Rich was talking today more clearly on what he wants from his house in that the son alluded to a point, where the wife might want to sell the big house and buy a smaller one story version. Rich was like hell give her the profit, give her my profit, but let me start planning my life. He said something about not having ever been alone and what that might feel like, but I’m thinking that when he most likely gets into his familiar car and starts driving that that feeling of being by himself is stronger than a more fearful, being by himself. I think too that he knows I am right around the corner from most places he finds himself. I still think and he checked me on this point that I am basically a cripple in that I can’t be with him as he flies from one end of his world to another. I seem to be the one who takes up his story upon return as a Viking whose plundered another country, another city.
Rich has become that playboy spirit that goes out to visit the town’s private chambers. He’s left himself connections and has happily picked up those additional ones of Bob. I think Bob in many ways is a Godsend to Rich because he is stable in Rich’s life. Rich is very conscious of not wanting to make Bob mad, but at the same time he knows he can push his friend a little and the friend won’t give him up.
I called Rich though on that point, about worrying all the time about who has made him so conscious always of not wanting to hurt the other. Last night he was worried about hurting our feelings if he planned suddenly to be out. I think we talked about that. But, there is a connection very strong of Rich feeling a sense of value perhaps that he is worth to others, because he can take care of them. One of his thoughts this week was that he could no longer take care of his wife. There is some rebuttal yet this morning in that Chris is showing signs that he does not want to get stuck with her either. Maybe the lady will have to straighten herself? I asked about her wanting a smaller house, and though I can appreciate her concern of taking a more handy environment, I hope she doesn’t create a circumstance where Rich will have to come back and take care of it for her. But, then along that same line if he did, what matter? Hehehe its just more time that he is out and time for me to write.

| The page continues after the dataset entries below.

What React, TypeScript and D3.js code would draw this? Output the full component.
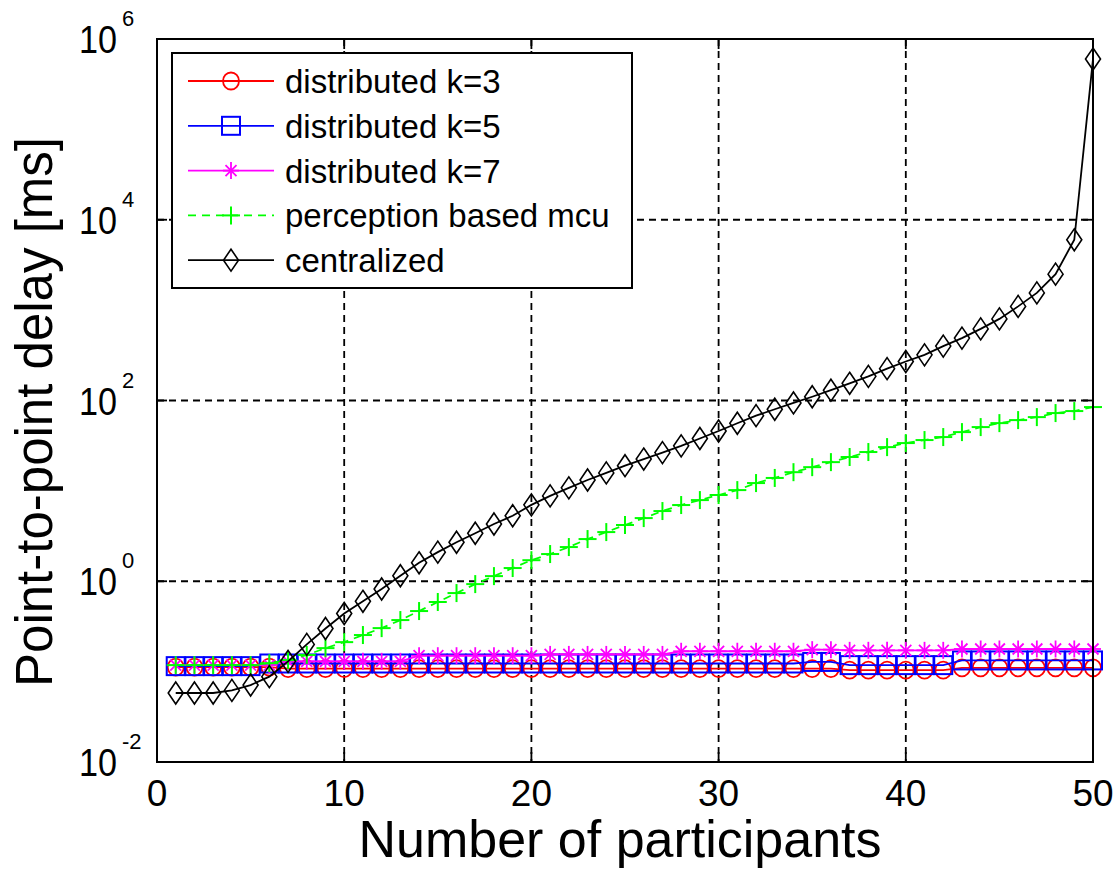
import React from 'react';
import * as d3 from 'd3';

const participants = [1,2,3,4,5,6,7,8,9,10,11,12,13,14,15,16,17,18,19,20,21,22,23,24,25,26,27,28,29,30,31,32,33,34,35,36,37,38,39,40,41,42,43,44,45,46,47,48,49,50];

const distK3 = [0.112,0.112,0.112,0.112,0.112,0.112,
  0.108,0.108,0.108,0.108,0.108,0.108,0.108,0.108,0.108,0.108,0.108,0.108,0.108,0.108,0.108,
  0.108,0.108,0.108,0.108,0.108,0.108,0.108,0.108,0.108,0.108,0.108,0.108,0.108,0.108,0.108,
  0.104,0.104,0.104,0.104,0.104,0.104,
  0.11,0.11,0.11,0.11,0.11,0.11,0.11,0.11];

const distK5 = [0.115,0.115,0.115,0.115,0.115,
  0.123,0.123,0.123,0.123,0.123,0.123,0.123,0.123,0.123,0.123,0.123,0.123,0.123,0.123,0.123,
  0.123,0.123,0.123,0.123,0.123,0.123,0.123,0.123,0.123,0.123,0.123,0.123,0.123,0.123,
  0.128,0.128,
  0.118,0.118,0.118,0.118,0.118,0.118,
  0.133,0.133,0.133,0.133,0.133,0.133,0.133,0.133];

const distK7 = [0.118,0.118,0.118,0.118,0.118,0.118,
  0.13,0.13,0.13,0.13,0.13,0.13,0.13,
  0.15,0.15,0.15,0.15,0.15,0.15,0.15,
  0.155,0.155,0.155,0.155,0.155,0.155,0.155,
  0.168,0.168,0.168,0.168,0.168,0.168,0.168,
  0.175,0.175,
  0.172,0.172,0.172,0.172,0.172,0.172,
  0.178,0.178,0.178,0.178,0.178,0.178,0.178,0.178];

const perceptionMcu = [0.118,0.118,0.118,0.118,0.118,0.124,0.134,0.153,0.182,0.212,
  0.254,0.303,0.372,0.468,0.589,0.74,0.93,1.14,1.40,1.71,
  2.0,2.39,2.93,3.5,4.19,5.0,5.98,6.97,7.91,9.0,
  10.2,12.2,13.9,16.1,18.3,20.8,23.7,26.9,30.5,33.8,
  36.5,39.4,44.7,50.8,56.2,60.7,65.5,72.6,76.4,84.6];

const centralized = [0.058,0.058,0.058,0.062,0.071,0.088,0.13,0.2,0.3,0.44,
  0.6,0.82,1.15,1.6,2.1,2.7,3.4,4.3,5.3,7.0,
  8.8,10.8,13.2,15.8,19,22.5,26.5,31.5,38,46,
  56,68,80,94,110,130,155,185,225,270,
  320,400,490,620,800,1100,1550,2500,6000,600000];

const xTicks = [0, 10, 20, 30, 40, 50];
const yTicks = [1e-2, 1e0, 1e2, 1e4, 1e6];
const xGrid = [10, 20, 30, 40];
const yGrid = [1e0, 1e2, 1e4];

const seriesNames = ['distributed k=3', 'distributed k=5', 'distributed k=7', 'perception based mcu', 'centralized'];
const seriesValues = [distK3, distK5, distK7, perceptionMcu, centralized];
const seriesColors = ['#ff0000', '#0000ff', '#ff00ff', '#00ff00', '#000000'];
const seriesMarkers = ['circle', 'square', 'star', 'plus', 'diamond'];
const seriesDash = [null, null, null, '8,6', null];

const W = 1120, H = 874;
const L = 157, R = 1093, T = 39, B = 762;
const FONT = '"Liberation Sans", Arial, Helvetica, sans-serif';

function Marker({ type, x, y, color }: { type: string; x: number; y: number; color: string }) {
  const sw = 1.8;
  if (type === 'circle') return <ellipse cx={x} cy={y} rx={8} ry={8.5} fill="none" stroke={color} strokeWidth={sw} />;
  if (type === 'square') return <rect x={x - 9} y={y - 9} width={18} height={18} fill="none" stroke={color} strokeWidth={2} />;
  if (type === 'star') return (
    <g stroke={color} strokeWidth={sw}>
      <line x1={x} y1={y - 8.5} x2={x} y2={y + 8.5} />
      <line x1={x - 8} y1={y} x2={x + 8} y2={y} />
      <line x1={x - 5.5} y1={y - 5.5} x2={x + 5.5} y2={y + 5.5} />
      <line x1={x - 5.5} y1={y + 5.5} x2={x + 5.5} y2={y - 5.5} />
    </g>
  );
  if (type === 'plus') return (
    <g stroke={color} strokeWidth={2}>
      <line x1={x} y1={y - 9} x2={x} y2={y + 9} />
      <line x1={x - 9} y1={y} x2={x + 9} y2={y} />
    </g>
  );
  return <path d={`M${x},${y - 11}L${x + 7.5},${y}L${x},${y + 11}L${x - 7.5},${y}Z`} fill="none" stroke={color} strokeWidth={1.6} />;
}

export default function App() {
  const xs = d3.scaleLinear().domain([0, 50]).range([L, R]);
  const ys = d3.scaleLog().domain([1e-2, 1e6]).range([B, T]);
  const line = d3.line<[number, number]>().x(d => xs(d[0])).y(d => ys(d[1]));

  const legX = 172, legY = 53, legW = 460, legH = 235;
  const rowY = (i: number) => 81 + i * 44.8;

  return (
    <svg width={W} height={H} style={{ position: 'absolute', left: 0, top: 0, background: '#fff' }} fontFamily={FONT}>
      <rect x={0} y={0} width={W} height={H} fill="#fff" />
      {/* grid */}
      {xGrid.map(v => (
        <line key={'gx' + v} x1={xs(v)} x2={xs(v)} y1={T} y2={B} stroke="#000" strokeWidth={1.8} strokeDasharray="7,5" />
      ))}
      {yGrid.map(v => (
        <line key={'gy' + v} x1={L} x2={R} y1={ys(v)} y2={ys(v)} stroke="#000" strokeWidth={1.8} strokeDasharray="7,5" />
      ))}
      {/* ticks */}
      {xTicks.map(v => (
        <g key={'xt' + v}>
          <line x1={xs(v)} x2={xs(v)} y1={B} y2={B - 10} stroke="#000" strokeWidth={1.8} />
          <line x1={xs(v)} x2={xs(v)} y1={T} y2={T + 10} stroke="#000" strokeWidth={1.8} />
          <text x={xs(v)} y={806} textAnchor="middle" fontSize={37}>{v}</text>
        </g>
      ))}
      {yTicks.map(v => {
        const e = Math.round(Math.log10(v));
        return (
          <g key={'yt' + v}>
            <line x1={L} x2={L + 10} y1={ys(v)} y2={ys(v)} stroke="#000" strokeWidth={1.8} />
            <line x1={R} x2={R - 10} y1={ys(v)} y2={ys(v)} stroke="#000" strokeWidth={1.8} />
            <text x={79} y={ys(v) + 14} fontSize={39} textLength={38} lengthAdjust="spacingAndGlyphs">10</text>
            <text x={122} y={ys(v) - 13} fontSize={22}>{e < 0 ? '-' + Math.abs(e) : String(e)}</text>
          </g>
        );
      })}
      {/* series */}
      {seriesValues.map((vals, si) => {
        const pts: [number, number][] = participants.map((p, i) => [p, vals[i]]);
        return (
          <g key={'s' + si}>
            <path d={line(pts) || ''} fill="none" stroke={seriesColors[si]} strokeWidth={1.8}
              strokeDasharray={seriesDash[si] || undefined} />
            {pts.map((d, i) => (
              <Marker key={i} type={seriesMarkers[si]} x={xs(d[0])} y={ys(d[1])} color={seriesColors[si]} />
            ))}
          </g>
        );
      })}
      {/* axes box */}
      <rect x={L} y={T} width={R - L} height={B - T} fill="none" stroke="#000" strokeWidth={2} />
      {/* legend */}
      <rect x={legX} y={legY} width={legW} height={legH} fill="#fff" stroke="#000" strokeWidth={2} />
      {seriesNames.map((name, i) => (
        <g key={'lg' + i}>
          <line x1={188} x2={274} y1={rowY(i)} y2={rowY(i)} stroke={seriesColors[i]} strokeWidth={1.8}
            strokeDasharray={seriesDash[i] || undefined} />
          <Marker type={seriesMarkers[i]} x={231} y={rowY(i)} color={seriesColors[i]} />
          <text x={285} y={rowY(i) + 12} fontSize={33}>{name}</text>
        </g>
      ))}
      {/* axis labels */}
      <text x={620} y={857} textAnchor="middle" fontSize={52}>Number of participants</text>
      <text transform={`translate(52,412) rotate(-90)`} textAnchor="middle" fontSize={51}>Point-to-point delay [ms]</text>
    </svg>
  );
}
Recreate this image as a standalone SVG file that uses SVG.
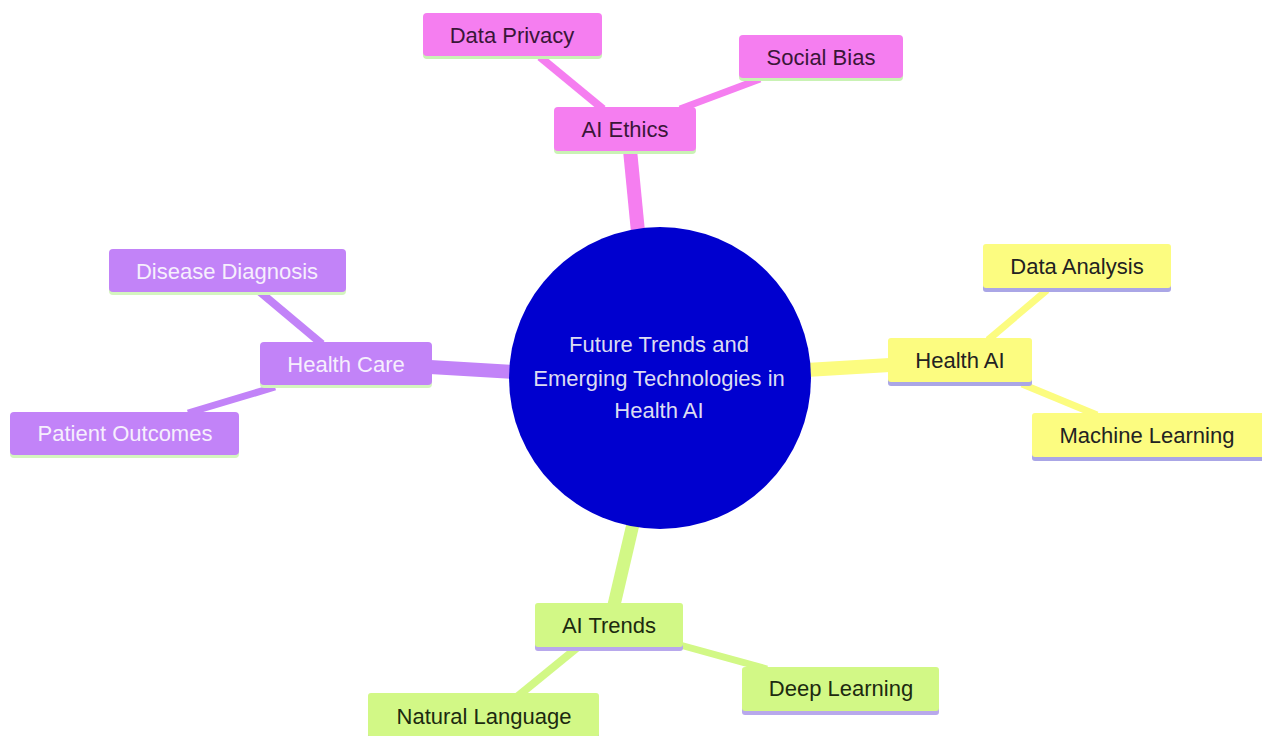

Wow … so much in my head needs to go down, but other tasks too. Aha … Deb’s at the door hold on. She’s got a lot going on today … she’s somewhere between hanging decorations for her church that her Sunday school kids made, coloring eggs, and preparing for tomorrows dinner with extended family. Okie dokie … Pat’s settled in … why don’t we get from point A to point B. Need to finish paper … why don’t we at least take it out and look at it.